After this burn out I allowed myself a full winter to sit on the couch every.single.night. I sat under a cozy blanket, drinking a warm cup of chai tea, watching endless episodes of Weeds on Netflix.
After my three months of hibernation I had an internal dialog with myself.
I simplified my hobbies down to just one, painting. I learned how to be present in the moment. I woke up at 5:30 am every day, went to work, came home, learned how to enjoy prepping and eating a nourishing home cooked meal, and pretty much let any dreams that I was chasing to fall to the way side.
This is not like me. I am a hard core dreamer. I even put it in my side bar describing myself :)
For two years I pretty much went about my days as they came. I accepted endless quiet evenings at home, and painted only when I felt called to the canvas. Looking back now I think, HOW BORING! How I managed for that long surprises me.
My greatest example of living a simple life comes from my husband. He thoroughly enjoys just being . His goals in life consist of being happy and having fun. He has not felt the need to chase anything and instead allows life to happen as it will. Seeing his ease with this simple life made me want to give it a whirl.
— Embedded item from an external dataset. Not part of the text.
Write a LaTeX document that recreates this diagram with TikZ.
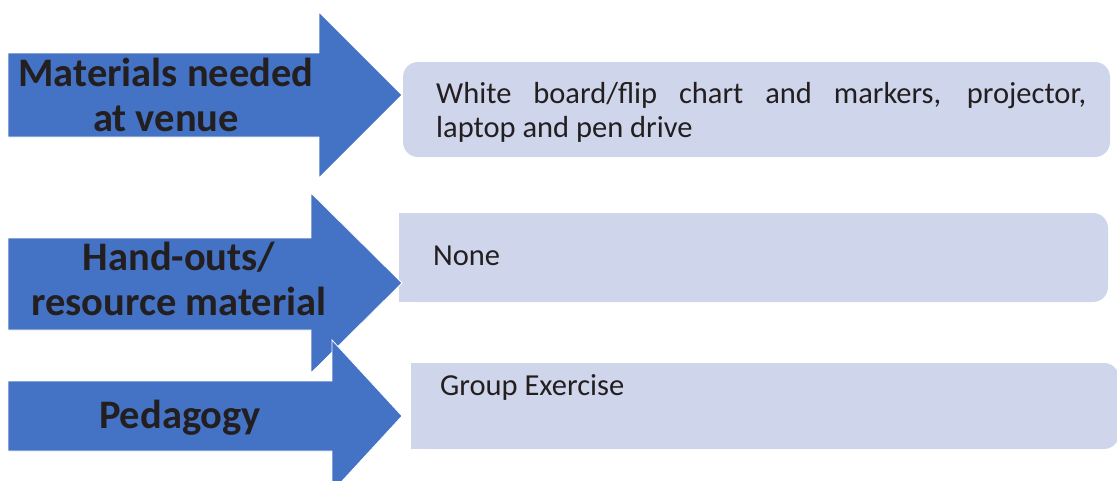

But can I be honest? I clenched my teeth through a good chunk of those two years. I had to talk myself out of moments of frustration, focusing on deep breathing and thinking positive. Taking a look back some more I can see how I was trying to fit a square through a circle's life.
Not easy to do.
Jamie's words re-ignited my internal fire that I had let go out. It sparked me back into my dreams and really opened my eyes to ACCEPTING that I am not capable of living simply.
I don't want to live simply.
Nothing about the way I do anything is simple. I do at times find frustration in this, however, it's just my way. I love my quirky ways and just as I had to accept this about myself, so will everyone else in my life.
I want to be me; chaos and all.
I want to go thru my moments of passion, anger, fear, anxiety, happiness, excitement and back 'round again.
It's a whirlwind in my head!
So Pinterest, you can take your endless quotes of why living simple is the best way to be, and suck it.
I'm here to feel it all.
Somehow, realizing this about myself has brought balance to my psyche. I've accepted and am giving myself the permission to be all that I am; the good and the bad.